■ Exercise aim
Print only the lines from the top of the data through the line with "5.5, 5.6, 2.1]", both included, skipping every picture.

•••••

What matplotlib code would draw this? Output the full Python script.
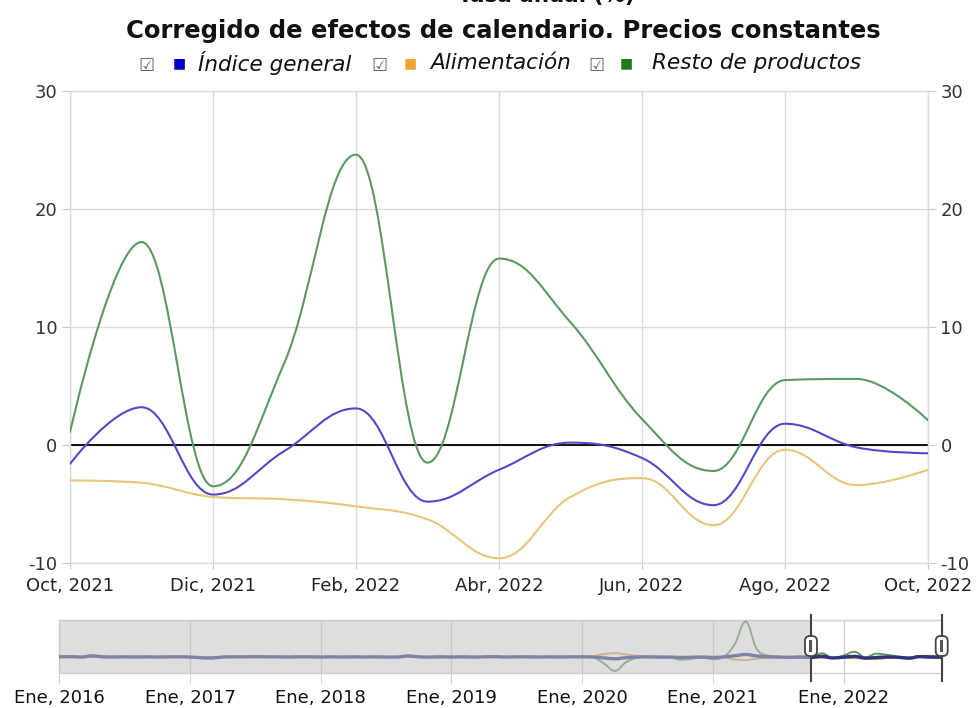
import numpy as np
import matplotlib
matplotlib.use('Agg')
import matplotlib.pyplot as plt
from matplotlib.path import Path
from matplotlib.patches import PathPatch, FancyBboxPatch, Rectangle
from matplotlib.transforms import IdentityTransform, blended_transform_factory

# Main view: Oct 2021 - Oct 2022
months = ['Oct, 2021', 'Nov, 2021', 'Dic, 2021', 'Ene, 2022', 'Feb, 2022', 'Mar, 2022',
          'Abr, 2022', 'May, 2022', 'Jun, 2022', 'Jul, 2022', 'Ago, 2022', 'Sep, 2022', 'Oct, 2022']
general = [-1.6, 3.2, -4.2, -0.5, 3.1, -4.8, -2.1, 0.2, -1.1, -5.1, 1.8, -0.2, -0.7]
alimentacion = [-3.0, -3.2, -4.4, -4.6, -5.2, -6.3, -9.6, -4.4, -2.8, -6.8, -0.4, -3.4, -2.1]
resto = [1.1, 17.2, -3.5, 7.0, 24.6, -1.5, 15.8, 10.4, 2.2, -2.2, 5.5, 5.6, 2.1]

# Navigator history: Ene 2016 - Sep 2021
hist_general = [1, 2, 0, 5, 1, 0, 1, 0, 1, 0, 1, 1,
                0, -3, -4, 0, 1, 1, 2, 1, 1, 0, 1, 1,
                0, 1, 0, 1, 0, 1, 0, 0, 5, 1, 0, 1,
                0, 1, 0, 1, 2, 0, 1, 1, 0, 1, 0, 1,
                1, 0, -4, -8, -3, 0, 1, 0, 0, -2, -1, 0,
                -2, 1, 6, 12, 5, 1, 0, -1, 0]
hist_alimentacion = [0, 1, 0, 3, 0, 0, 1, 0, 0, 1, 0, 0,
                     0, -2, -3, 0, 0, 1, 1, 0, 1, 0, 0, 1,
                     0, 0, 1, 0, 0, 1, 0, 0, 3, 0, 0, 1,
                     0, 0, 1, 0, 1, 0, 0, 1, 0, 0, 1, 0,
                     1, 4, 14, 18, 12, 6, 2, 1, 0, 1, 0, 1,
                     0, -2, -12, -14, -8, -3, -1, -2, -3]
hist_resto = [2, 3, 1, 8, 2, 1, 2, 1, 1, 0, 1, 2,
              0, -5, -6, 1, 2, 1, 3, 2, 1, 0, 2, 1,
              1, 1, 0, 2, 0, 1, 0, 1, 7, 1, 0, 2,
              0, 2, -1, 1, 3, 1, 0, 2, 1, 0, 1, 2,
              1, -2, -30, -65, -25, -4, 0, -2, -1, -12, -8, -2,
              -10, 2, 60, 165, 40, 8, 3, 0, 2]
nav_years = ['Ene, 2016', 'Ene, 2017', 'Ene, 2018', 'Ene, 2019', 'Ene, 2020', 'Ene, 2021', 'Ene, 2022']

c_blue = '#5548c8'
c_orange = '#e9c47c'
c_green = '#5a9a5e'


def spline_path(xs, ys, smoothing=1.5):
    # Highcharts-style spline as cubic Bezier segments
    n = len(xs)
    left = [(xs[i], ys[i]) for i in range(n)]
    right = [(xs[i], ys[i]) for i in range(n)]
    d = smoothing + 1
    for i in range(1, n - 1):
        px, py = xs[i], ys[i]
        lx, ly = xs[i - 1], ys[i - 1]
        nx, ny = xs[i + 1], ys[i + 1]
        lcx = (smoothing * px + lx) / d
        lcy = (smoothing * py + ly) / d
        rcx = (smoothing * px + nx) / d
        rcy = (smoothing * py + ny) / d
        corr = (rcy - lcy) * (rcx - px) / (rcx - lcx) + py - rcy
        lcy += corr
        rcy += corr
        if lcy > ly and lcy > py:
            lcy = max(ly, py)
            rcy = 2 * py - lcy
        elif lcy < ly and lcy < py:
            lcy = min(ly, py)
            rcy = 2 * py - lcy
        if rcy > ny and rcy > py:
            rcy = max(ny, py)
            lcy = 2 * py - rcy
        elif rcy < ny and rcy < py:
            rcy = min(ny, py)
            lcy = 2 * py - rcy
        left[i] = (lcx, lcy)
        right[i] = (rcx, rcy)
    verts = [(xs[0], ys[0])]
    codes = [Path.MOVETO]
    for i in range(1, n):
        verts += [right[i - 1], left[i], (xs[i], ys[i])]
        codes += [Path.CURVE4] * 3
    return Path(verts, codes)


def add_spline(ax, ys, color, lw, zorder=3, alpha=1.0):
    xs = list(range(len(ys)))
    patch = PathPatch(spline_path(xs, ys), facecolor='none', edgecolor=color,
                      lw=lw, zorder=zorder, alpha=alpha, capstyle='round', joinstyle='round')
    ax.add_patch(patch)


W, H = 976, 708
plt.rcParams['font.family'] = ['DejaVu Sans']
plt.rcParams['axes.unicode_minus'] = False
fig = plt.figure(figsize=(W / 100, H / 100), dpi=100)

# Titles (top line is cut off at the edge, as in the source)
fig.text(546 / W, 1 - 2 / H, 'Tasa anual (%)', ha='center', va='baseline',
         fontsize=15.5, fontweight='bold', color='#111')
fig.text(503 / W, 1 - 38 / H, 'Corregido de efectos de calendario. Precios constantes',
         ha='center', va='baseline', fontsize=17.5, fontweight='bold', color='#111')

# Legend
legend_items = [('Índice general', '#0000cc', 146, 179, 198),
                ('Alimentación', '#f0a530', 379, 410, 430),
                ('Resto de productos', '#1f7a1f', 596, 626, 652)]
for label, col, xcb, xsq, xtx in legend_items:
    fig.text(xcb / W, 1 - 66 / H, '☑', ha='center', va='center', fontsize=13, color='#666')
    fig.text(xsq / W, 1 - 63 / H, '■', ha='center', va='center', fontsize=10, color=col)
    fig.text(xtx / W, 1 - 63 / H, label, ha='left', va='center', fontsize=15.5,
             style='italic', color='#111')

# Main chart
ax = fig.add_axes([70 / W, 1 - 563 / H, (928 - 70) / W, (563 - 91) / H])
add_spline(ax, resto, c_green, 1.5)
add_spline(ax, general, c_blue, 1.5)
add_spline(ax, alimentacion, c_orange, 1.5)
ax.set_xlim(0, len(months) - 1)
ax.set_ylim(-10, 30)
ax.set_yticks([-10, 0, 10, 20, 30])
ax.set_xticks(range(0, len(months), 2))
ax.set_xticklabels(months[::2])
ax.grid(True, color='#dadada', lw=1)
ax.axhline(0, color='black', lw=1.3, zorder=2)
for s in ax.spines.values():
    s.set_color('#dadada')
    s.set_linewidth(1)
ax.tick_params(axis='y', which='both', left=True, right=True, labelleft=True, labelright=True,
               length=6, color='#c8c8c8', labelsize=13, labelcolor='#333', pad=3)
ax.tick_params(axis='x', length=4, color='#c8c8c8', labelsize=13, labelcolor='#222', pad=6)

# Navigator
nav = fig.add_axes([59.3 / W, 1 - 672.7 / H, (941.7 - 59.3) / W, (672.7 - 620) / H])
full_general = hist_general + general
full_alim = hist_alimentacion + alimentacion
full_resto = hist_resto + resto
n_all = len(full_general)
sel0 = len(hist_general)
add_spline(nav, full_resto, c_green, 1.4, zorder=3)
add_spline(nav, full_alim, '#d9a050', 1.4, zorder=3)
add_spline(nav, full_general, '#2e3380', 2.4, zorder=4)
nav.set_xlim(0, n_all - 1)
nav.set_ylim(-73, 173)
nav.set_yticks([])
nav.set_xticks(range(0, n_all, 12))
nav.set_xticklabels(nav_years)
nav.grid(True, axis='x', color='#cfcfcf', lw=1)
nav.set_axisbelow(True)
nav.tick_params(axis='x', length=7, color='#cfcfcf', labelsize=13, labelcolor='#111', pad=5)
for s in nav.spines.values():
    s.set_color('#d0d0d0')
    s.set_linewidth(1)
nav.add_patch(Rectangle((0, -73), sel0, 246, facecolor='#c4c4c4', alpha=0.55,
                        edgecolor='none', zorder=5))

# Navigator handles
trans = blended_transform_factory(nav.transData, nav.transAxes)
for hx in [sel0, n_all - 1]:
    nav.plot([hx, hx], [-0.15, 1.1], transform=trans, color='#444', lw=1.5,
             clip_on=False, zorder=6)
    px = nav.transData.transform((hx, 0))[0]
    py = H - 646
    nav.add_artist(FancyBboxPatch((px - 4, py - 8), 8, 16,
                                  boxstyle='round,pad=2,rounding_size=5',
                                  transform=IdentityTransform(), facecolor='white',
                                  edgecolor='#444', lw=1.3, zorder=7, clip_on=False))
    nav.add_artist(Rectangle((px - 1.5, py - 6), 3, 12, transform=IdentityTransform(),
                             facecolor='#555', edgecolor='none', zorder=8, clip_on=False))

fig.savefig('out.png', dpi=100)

•••••

■ Answer to the exercise
What matplotlib code would draw this? Output the full Python script.
import numpy as np
import matplotlib
matplotlib.use('Agg')
import matplotlib.pyplot as plt
from matplotlib.path import Path
from matplotlib.patches import PathPatch, FancyBboxPatch, Rectangle
from matplotlib.transforms import IdentityTransform, blended_transform_factory

# Main view: Oct 2021 - Oct 2022
months = ['Oct, 2021', 'Nov, 2021', 'Dic, 2021', 'Ene, 2022', 'Feb, 2022', 'Mar, 2022',
          'Abr, 2022', 'May, 2022', 'Jun, 2022', 'Jul, 2022', 'Ago, 2022', 'Sep, 2022', 'Oct, 2022']
general = [-1.6, 3.2, -4.2, -0.5, 3.1, -4.8, -2.1, 0.2, -1.1, -5.1, 1.8, -0.2, -0.7]
alimentacion = [-3.0, -3.2, -4.4, -4.6, -5.2, -6.3, -9.6, -4.4, -2.8, -6.8, -0.4, -3.4, -2.1]
resto = [1.1, 17.2, -3.5, 7.0, 24.6, -1.5, 15.8, 10.4, 2.2, -2.2, 5.5, 5.6, 2.1]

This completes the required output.